• Exercise prompt:
Count every line in the data below where "seaborn" occurs, then state that number and nothing more.

— start —

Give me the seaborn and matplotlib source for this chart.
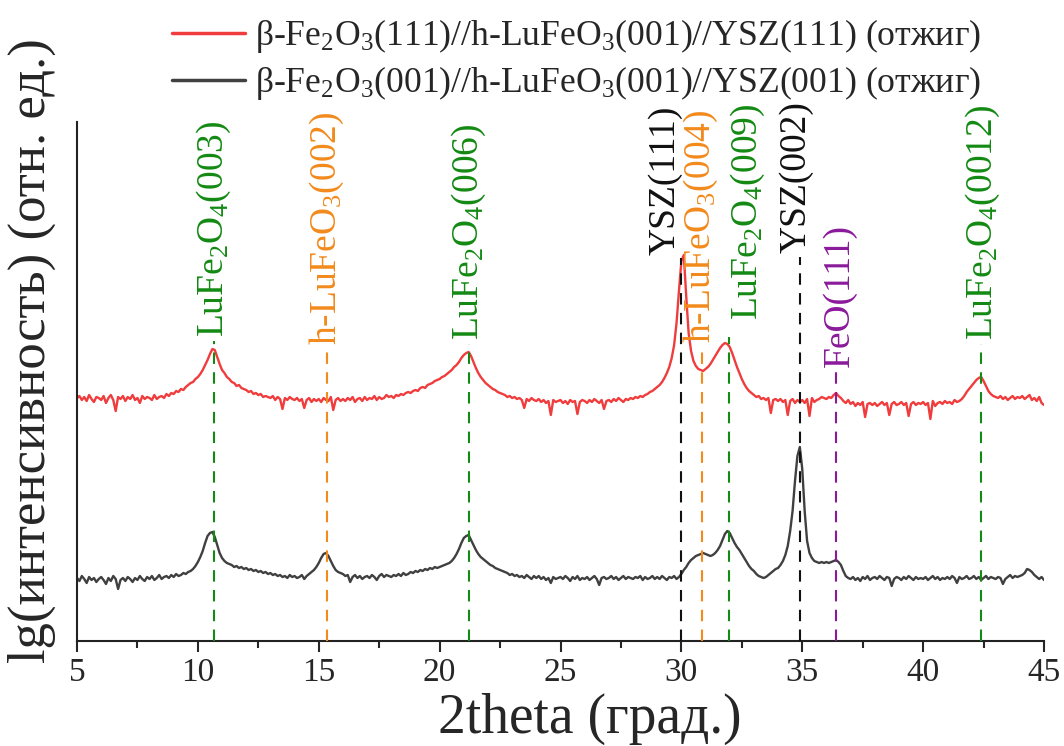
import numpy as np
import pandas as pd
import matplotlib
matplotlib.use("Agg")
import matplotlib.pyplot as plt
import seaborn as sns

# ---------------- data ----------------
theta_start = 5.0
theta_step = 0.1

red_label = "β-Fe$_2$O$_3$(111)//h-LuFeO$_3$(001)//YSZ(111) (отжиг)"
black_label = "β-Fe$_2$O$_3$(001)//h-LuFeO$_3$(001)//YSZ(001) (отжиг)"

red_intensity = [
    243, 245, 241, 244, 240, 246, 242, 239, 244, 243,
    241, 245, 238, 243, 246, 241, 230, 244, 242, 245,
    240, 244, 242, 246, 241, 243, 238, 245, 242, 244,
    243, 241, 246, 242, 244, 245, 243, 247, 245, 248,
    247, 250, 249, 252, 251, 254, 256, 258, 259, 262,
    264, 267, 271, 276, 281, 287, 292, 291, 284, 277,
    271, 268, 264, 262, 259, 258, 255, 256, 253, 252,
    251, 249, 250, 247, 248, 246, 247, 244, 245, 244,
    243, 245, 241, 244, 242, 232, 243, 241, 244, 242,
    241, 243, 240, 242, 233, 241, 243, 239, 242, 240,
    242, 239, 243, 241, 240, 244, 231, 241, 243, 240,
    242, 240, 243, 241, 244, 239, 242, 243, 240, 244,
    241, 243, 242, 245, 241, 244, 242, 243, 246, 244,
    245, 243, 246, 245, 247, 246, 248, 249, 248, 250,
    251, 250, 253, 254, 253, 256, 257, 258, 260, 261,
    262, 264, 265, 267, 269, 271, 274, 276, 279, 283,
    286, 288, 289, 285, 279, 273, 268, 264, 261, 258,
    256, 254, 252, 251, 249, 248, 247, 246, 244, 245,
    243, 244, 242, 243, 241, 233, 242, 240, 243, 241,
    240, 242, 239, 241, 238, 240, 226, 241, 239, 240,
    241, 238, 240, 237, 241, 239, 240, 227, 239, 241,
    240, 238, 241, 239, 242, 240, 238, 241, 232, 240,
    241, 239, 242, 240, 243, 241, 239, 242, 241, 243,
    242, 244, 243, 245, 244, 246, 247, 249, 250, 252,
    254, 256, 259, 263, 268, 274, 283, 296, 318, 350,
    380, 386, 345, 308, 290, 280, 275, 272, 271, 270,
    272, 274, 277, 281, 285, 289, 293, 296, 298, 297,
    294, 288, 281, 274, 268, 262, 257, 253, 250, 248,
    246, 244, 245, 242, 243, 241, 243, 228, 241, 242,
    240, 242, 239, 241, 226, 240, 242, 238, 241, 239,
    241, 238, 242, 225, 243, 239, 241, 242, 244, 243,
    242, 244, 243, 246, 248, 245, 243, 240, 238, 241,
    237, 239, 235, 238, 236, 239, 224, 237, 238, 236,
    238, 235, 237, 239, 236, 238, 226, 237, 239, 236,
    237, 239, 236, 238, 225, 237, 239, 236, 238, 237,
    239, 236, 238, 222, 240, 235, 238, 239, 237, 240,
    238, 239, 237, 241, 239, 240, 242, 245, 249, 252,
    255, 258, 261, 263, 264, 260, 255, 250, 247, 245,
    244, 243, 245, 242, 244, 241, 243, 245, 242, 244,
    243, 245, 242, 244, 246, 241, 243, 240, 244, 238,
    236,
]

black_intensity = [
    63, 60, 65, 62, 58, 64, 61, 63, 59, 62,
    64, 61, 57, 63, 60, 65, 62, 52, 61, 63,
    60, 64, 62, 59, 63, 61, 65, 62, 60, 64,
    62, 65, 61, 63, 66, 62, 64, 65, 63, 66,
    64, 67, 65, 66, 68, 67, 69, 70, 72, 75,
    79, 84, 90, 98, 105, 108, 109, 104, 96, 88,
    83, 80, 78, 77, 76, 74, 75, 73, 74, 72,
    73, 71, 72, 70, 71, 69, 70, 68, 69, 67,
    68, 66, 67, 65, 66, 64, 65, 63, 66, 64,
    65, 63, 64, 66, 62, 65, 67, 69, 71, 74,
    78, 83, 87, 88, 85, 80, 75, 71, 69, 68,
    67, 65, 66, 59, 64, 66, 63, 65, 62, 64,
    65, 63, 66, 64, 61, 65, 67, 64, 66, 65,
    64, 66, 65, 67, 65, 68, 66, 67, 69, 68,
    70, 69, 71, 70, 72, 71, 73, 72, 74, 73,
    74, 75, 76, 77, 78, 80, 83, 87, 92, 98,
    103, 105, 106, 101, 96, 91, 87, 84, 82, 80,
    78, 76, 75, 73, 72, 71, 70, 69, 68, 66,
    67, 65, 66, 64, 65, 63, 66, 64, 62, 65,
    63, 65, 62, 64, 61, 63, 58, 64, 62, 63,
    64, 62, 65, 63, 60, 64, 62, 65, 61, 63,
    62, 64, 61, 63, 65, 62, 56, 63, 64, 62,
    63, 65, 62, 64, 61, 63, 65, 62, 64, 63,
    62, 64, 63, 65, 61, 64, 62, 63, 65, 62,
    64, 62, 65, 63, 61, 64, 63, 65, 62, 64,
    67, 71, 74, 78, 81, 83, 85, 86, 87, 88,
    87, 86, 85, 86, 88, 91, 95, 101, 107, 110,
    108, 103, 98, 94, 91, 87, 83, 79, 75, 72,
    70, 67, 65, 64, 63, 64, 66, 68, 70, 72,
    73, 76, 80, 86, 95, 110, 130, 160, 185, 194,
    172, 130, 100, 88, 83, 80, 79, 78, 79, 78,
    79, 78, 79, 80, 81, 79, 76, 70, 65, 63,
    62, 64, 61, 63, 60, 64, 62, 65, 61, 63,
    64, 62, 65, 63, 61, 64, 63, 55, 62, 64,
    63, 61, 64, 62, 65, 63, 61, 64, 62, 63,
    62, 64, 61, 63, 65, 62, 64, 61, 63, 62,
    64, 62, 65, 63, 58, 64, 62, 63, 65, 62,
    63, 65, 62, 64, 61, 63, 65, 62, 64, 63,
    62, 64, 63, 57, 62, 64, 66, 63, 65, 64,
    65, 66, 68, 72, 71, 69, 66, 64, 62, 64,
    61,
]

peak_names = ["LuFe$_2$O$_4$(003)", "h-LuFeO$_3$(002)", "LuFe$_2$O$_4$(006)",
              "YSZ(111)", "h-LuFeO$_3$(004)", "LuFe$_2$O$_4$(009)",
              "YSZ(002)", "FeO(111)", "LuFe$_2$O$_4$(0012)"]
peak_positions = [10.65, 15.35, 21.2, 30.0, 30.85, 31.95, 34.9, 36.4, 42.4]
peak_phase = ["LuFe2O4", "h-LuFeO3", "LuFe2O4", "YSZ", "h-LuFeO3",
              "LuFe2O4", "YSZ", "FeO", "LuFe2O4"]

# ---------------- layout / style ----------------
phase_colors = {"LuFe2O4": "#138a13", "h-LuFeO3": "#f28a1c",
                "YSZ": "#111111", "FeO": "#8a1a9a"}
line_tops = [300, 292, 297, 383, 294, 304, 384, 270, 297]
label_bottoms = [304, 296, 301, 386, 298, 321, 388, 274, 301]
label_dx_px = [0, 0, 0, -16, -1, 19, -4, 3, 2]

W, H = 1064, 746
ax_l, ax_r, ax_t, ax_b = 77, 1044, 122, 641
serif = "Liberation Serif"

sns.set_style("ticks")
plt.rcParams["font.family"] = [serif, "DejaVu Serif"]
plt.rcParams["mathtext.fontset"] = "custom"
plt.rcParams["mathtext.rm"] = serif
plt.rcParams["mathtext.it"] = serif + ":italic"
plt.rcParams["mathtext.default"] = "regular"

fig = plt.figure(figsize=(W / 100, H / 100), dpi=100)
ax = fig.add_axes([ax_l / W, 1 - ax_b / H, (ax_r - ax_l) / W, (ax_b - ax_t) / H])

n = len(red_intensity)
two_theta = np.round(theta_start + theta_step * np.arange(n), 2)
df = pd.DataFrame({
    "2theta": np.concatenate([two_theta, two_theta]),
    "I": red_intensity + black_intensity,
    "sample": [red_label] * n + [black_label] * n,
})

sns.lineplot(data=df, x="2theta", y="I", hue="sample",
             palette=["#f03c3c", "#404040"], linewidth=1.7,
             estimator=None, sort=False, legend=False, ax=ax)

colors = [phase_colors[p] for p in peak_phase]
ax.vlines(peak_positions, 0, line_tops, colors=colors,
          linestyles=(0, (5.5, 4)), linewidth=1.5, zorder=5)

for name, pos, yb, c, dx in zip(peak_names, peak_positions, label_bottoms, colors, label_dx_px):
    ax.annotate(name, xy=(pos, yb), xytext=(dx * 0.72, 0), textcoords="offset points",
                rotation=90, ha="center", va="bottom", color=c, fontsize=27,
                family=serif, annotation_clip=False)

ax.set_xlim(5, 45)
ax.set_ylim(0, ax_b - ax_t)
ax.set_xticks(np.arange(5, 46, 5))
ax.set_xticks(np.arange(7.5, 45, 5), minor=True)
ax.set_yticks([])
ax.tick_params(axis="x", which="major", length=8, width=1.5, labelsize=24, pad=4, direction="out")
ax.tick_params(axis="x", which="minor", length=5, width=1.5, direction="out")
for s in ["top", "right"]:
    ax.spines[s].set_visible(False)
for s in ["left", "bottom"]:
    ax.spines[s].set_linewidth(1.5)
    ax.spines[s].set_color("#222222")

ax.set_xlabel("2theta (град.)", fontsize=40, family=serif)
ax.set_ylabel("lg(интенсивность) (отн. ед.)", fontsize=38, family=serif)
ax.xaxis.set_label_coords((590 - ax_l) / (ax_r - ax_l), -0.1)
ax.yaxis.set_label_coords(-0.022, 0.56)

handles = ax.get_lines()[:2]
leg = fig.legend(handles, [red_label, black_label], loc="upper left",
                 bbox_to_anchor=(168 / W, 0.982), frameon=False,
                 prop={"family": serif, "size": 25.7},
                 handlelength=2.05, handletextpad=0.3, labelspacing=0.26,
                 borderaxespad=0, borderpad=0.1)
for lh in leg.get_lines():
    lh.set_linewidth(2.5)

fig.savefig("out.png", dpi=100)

— end —

• Result of the task:
2